> **Work to complete**
Reproduce exactly the run of lines from the one containing "Reproduce this chart" through the one containing "const yMinorB = [25.75, 26.25, 26.75, 27.25];". Pictures do not belong in the copy.
====== Provided entries ======
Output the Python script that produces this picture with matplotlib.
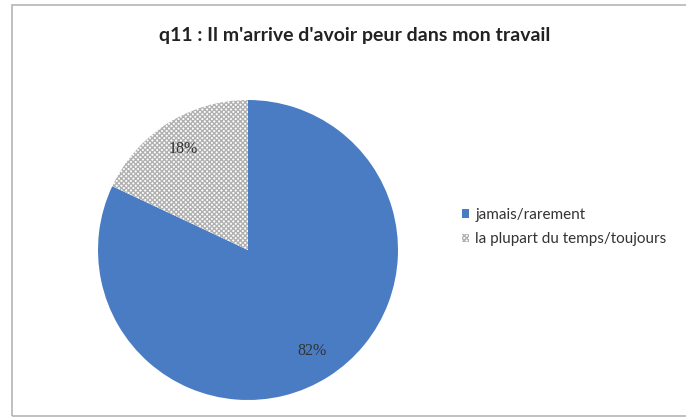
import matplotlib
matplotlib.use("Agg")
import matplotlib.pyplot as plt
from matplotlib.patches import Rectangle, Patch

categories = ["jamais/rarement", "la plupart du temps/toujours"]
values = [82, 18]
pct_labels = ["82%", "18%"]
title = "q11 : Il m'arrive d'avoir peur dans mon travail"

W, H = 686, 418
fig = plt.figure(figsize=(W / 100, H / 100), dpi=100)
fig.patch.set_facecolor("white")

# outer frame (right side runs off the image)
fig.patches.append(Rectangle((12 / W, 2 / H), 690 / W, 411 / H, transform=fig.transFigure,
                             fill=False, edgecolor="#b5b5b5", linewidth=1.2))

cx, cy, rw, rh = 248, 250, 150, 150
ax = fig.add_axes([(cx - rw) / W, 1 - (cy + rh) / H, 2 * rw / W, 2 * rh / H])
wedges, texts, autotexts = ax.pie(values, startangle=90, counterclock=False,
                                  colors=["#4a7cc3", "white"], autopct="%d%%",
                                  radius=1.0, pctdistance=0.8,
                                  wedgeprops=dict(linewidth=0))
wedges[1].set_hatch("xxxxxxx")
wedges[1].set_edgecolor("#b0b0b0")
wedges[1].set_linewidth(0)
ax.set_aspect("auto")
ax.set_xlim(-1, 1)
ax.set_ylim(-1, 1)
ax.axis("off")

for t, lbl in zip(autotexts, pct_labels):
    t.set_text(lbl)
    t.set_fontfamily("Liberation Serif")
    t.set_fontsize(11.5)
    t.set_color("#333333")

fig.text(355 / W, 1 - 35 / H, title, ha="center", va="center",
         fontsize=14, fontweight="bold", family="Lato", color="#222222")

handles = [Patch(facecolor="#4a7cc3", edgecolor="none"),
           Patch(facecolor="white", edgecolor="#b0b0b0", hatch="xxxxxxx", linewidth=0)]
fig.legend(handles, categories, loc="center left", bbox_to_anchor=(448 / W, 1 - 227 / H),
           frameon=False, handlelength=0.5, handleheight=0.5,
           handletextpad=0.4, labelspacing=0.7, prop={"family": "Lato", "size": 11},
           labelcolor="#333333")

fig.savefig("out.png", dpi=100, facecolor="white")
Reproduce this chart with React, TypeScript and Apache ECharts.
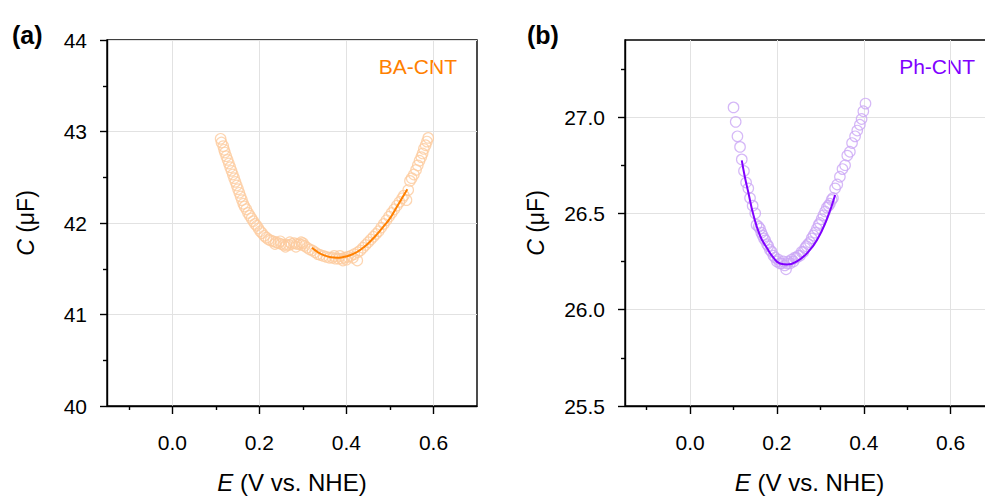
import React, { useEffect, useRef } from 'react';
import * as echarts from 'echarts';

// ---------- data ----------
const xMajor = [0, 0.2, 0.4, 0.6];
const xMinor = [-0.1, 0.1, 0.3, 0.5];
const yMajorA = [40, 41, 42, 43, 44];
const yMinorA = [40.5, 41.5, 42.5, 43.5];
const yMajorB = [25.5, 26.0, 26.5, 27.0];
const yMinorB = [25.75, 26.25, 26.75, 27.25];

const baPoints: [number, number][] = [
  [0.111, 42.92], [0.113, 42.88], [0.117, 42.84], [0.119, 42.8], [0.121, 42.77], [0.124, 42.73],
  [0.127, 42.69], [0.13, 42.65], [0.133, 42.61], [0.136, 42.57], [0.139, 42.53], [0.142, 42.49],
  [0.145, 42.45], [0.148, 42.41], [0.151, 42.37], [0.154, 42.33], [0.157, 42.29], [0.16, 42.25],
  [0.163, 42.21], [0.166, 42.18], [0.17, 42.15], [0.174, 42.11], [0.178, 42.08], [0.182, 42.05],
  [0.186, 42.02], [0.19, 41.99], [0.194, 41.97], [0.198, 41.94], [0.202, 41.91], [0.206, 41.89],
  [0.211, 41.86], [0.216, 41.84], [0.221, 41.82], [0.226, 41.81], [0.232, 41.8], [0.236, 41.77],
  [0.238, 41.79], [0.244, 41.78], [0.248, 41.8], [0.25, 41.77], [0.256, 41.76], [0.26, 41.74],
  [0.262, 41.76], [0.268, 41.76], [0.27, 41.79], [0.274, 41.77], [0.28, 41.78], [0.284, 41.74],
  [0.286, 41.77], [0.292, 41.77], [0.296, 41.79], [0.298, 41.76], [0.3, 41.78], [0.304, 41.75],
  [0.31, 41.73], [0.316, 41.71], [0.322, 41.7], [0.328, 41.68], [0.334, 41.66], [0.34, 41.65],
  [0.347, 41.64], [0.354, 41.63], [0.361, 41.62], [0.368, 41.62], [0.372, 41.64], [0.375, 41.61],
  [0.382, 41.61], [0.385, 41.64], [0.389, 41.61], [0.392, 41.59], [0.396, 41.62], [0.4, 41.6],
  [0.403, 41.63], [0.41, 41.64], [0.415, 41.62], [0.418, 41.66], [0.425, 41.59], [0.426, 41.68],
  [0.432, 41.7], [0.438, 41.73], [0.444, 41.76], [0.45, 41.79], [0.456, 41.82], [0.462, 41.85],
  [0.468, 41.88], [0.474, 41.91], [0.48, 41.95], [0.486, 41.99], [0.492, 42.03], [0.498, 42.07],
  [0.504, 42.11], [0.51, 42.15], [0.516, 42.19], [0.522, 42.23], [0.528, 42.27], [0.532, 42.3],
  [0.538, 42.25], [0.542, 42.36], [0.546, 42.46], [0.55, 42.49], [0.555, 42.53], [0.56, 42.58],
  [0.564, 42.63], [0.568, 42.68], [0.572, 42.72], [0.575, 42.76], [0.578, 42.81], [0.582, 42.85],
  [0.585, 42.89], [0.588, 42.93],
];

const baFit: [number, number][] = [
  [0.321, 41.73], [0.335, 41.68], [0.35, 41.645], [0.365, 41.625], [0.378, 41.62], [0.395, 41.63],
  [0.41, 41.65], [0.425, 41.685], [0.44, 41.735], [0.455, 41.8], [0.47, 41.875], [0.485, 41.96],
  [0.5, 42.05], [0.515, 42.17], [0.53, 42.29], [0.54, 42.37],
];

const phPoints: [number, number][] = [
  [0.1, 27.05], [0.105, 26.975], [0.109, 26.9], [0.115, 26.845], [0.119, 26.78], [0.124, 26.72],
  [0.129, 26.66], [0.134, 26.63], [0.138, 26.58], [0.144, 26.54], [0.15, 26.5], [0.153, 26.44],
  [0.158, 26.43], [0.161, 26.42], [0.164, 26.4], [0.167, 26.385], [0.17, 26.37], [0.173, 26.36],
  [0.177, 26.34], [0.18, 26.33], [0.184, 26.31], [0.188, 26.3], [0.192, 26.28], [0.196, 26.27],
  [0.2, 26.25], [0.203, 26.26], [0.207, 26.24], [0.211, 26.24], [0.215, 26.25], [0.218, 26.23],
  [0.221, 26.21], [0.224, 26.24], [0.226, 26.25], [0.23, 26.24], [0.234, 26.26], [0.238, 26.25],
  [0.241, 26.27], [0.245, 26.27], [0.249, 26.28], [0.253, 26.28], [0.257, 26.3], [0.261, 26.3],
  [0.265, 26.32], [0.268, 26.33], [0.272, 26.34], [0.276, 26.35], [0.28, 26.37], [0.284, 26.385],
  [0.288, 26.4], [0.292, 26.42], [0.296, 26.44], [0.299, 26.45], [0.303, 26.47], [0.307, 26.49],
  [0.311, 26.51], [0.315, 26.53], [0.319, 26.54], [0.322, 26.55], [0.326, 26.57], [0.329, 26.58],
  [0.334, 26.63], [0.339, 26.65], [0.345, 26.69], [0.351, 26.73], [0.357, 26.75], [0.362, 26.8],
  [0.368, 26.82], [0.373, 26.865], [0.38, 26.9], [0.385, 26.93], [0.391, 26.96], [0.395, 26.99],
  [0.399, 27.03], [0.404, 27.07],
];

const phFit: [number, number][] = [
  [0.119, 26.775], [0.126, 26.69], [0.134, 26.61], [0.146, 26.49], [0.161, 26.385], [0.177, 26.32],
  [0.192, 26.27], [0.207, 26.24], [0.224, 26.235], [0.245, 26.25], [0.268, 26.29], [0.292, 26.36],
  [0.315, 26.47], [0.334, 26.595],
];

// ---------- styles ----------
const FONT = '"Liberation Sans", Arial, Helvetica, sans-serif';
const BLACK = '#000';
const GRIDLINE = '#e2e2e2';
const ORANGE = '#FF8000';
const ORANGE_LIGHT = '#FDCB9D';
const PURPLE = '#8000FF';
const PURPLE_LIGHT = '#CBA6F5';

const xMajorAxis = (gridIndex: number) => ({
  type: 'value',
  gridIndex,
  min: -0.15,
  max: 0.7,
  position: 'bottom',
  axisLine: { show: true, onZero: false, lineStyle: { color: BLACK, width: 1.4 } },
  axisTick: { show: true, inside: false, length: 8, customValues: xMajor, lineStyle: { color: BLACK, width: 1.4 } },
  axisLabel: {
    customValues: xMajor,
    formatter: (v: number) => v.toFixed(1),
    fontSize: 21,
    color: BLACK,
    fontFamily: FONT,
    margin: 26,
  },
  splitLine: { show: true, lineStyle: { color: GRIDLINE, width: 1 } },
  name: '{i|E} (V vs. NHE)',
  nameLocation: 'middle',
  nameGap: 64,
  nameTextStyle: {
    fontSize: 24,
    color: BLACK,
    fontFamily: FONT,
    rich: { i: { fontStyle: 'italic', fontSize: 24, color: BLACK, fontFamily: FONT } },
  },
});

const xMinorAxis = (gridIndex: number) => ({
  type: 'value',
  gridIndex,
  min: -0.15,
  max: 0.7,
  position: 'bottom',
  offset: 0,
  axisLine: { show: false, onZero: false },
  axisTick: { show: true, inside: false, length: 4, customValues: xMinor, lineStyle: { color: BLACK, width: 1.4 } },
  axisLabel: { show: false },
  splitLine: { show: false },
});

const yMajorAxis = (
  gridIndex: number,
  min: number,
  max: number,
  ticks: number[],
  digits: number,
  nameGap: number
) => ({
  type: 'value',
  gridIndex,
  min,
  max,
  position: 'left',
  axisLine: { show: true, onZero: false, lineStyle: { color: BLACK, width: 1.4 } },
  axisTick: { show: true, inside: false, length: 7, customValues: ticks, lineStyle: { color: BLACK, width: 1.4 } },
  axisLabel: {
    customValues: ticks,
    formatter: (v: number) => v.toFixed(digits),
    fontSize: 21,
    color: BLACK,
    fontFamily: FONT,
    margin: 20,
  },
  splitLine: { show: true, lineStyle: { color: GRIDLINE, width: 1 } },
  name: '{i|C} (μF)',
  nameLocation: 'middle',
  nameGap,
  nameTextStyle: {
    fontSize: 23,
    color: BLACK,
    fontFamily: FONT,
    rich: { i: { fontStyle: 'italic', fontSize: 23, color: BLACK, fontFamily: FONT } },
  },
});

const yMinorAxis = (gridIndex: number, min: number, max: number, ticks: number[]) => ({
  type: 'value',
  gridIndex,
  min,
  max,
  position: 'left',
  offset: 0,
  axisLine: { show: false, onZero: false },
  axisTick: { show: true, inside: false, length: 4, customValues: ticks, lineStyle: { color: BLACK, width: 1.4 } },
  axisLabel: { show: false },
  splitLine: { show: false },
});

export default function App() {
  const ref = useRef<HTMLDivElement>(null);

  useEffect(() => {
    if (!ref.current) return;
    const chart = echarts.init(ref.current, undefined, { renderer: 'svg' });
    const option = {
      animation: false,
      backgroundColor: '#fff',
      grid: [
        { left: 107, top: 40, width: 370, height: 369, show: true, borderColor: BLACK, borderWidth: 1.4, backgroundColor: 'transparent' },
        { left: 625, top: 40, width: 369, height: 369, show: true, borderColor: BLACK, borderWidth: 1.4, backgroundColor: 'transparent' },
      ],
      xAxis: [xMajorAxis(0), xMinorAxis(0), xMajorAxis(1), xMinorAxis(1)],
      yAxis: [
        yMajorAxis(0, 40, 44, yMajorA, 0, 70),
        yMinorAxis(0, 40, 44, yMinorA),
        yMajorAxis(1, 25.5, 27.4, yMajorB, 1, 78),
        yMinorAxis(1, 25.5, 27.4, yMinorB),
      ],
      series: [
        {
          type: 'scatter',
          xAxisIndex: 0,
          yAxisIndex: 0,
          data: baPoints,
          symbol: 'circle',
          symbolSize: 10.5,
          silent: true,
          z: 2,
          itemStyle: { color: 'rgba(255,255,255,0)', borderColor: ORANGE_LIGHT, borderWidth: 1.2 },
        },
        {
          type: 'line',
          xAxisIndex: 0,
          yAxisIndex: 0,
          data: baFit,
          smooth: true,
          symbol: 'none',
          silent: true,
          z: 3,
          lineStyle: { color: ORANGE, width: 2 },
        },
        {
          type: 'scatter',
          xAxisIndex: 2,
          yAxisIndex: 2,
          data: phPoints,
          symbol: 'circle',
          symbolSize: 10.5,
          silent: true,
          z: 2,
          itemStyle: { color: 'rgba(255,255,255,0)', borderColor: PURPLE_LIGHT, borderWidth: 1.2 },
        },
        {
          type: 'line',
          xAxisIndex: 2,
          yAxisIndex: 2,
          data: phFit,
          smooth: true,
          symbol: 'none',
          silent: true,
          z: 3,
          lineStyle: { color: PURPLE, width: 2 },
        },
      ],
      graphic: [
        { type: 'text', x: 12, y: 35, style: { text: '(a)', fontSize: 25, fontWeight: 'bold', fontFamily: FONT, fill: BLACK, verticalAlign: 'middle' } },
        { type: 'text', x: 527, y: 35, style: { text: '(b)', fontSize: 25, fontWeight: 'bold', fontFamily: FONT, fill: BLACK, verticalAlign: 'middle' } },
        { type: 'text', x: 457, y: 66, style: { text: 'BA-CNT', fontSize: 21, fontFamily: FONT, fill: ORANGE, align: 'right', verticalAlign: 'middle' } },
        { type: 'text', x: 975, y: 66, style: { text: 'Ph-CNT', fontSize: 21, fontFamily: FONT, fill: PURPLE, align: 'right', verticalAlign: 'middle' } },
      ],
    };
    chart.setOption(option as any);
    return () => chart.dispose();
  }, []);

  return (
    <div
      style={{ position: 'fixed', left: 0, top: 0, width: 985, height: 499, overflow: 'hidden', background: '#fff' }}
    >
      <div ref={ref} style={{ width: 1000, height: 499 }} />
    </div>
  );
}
======
> **Problem solution**
Reproduce this chart with React, TypeScript and Apache ECharts.
import React, { useEffect, useRef } from 'react';
import * as echarts from 'echarts';

// ---------- data ----------
const xMajor = [0, 0.2, 0.4, 0.6];
const xMinor = [-0.1, 0.1, 0.3, 0.5];
const yMajorA = [40, 41, 42, 43, 44];
const yMinorA = [40.5, 41.5, 42.5, 43.5];
const yMajorB = [25.5, 26.0, 26.5, 27.0];
const yMinorB = [25.75, 26.25, 26.75, 27.25];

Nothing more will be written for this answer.